(SET EXERCISE) Leave out the pictures, and write out exactly the lines from the beginning of the material to the line holding "const sansVtl2019 = [23800, 30000, 52100];", that line included, and nothing else.

(DATA LINES)
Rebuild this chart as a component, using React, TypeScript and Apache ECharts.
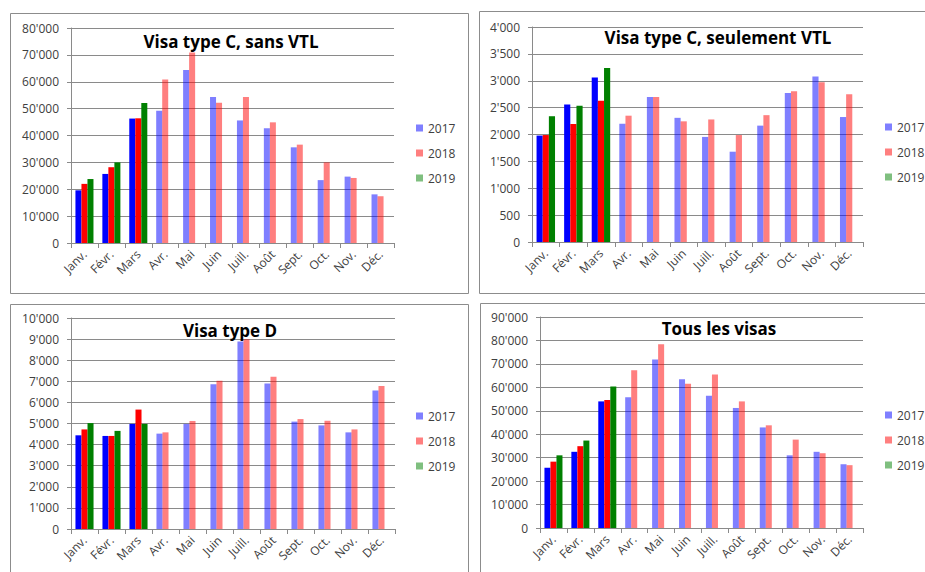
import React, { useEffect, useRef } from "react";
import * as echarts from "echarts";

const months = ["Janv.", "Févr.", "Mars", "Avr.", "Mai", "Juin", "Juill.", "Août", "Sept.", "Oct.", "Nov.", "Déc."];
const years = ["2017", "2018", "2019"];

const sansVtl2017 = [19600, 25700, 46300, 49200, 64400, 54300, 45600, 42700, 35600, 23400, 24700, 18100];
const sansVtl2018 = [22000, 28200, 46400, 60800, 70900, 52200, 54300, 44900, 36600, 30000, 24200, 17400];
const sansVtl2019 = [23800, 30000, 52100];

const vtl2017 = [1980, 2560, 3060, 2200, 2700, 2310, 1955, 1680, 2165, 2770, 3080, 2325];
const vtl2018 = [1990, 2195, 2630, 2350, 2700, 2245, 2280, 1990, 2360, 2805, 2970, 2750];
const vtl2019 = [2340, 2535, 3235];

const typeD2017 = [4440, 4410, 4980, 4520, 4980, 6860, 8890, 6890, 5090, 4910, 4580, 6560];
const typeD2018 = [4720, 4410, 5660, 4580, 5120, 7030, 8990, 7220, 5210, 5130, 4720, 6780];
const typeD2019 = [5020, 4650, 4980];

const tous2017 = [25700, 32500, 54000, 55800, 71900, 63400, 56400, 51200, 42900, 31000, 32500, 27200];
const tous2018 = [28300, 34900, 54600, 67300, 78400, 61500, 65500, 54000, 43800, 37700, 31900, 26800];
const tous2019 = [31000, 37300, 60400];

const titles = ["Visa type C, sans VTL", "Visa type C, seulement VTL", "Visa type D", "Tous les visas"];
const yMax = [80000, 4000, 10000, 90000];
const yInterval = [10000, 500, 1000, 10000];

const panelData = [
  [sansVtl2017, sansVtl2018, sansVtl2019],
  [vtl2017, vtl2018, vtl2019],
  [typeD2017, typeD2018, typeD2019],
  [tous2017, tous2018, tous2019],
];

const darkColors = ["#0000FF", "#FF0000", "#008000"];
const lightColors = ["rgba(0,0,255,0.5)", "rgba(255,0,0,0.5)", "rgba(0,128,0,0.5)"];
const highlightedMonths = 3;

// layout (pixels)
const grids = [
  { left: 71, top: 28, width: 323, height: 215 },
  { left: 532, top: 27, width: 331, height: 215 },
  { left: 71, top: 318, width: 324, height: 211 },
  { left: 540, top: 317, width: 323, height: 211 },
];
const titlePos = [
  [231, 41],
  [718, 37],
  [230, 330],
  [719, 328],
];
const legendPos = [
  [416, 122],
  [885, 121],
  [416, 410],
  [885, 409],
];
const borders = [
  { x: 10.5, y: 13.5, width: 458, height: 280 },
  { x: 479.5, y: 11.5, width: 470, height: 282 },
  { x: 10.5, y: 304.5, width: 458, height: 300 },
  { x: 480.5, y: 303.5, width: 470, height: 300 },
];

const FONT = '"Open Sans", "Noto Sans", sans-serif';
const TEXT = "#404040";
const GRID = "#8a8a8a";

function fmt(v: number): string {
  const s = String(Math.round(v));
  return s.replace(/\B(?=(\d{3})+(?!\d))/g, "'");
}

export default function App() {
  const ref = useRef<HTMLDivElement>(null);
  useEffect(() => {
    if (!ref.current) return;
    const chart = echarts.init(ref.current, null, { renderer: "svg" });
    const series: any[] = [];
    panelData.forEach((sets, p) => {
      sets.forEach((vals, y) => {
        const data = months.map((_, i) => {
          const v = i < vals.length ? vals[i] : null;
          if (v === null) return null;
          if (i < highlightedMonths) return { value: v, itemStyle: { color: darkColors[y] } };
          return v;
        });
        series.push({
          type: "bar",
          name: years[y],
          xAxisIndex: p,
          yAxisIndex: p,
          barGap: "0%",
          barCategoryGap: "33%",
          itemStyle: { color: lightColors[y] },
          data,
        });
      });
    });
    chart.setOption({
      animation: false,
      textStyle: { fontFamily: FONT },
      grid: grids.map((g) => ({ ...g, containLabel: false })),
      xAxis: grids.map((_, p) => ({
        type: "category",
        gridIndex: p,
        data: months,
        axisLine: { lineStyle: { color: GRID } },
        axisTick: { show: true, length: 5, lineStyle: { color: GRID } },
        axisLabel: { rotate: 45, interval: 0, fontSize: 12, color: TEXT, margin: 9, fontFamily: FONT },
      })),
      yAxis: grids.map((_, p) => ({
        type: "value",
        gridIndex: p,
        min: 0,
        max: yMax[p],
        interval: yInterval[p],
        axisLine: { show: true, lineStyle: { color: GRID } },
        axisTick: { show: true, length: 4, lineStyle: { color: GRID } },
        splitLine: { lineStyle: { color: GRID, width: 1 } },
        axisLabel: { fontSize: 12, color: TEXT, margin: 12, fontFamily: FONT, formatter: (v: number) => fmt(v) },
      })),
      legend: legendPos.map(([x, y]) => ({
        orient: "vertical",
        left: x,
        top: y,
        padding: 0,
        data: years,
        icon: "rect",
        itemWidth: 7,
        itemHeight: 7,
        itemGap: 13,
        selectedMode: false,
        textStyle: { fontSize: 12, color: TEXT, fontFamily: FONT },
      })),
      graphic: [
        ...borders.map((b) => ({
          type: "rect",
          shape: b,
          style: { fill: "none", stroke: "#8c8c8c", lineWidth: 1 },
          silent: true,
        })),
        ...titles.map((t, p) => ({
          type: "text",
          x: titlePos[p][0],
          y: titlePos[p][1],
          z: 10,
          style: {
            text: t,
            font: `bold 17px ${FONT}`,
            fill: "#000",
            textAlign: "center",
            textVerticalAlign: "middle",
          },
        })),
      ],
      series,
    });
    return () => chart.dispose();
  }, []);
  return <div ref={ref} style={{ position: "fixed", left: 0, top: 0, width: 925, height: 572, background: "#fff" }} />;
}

(COMPLETED TASK)
Rebuild this chart as a component, using React, TypeScript and Apache ECharts.
import React, { useEffect, useRef } from "react";
import * as echarts from "echarts";

const months = ["Janv.", "Févr.", "Mars", "Avr.", "Mai", "Juin", "Juill.", "Août", "Sept.", "Oct.", "Nov.", "Déc."];
const years = ["2017", "2018", "2019"];

const sansVtl2017 = [19600, 25700, 46300, 49200, 64400, 54300, 45600, 42700, 35600, 23400, 24700, 18100];
const sansVtl2018 = [22000, 28200, 46400, 60800, 70900, 52200, 54300, 44900, 36600, 30000, 24200, 17400];
const sansVtl2019 = [23800, 30000, 52100];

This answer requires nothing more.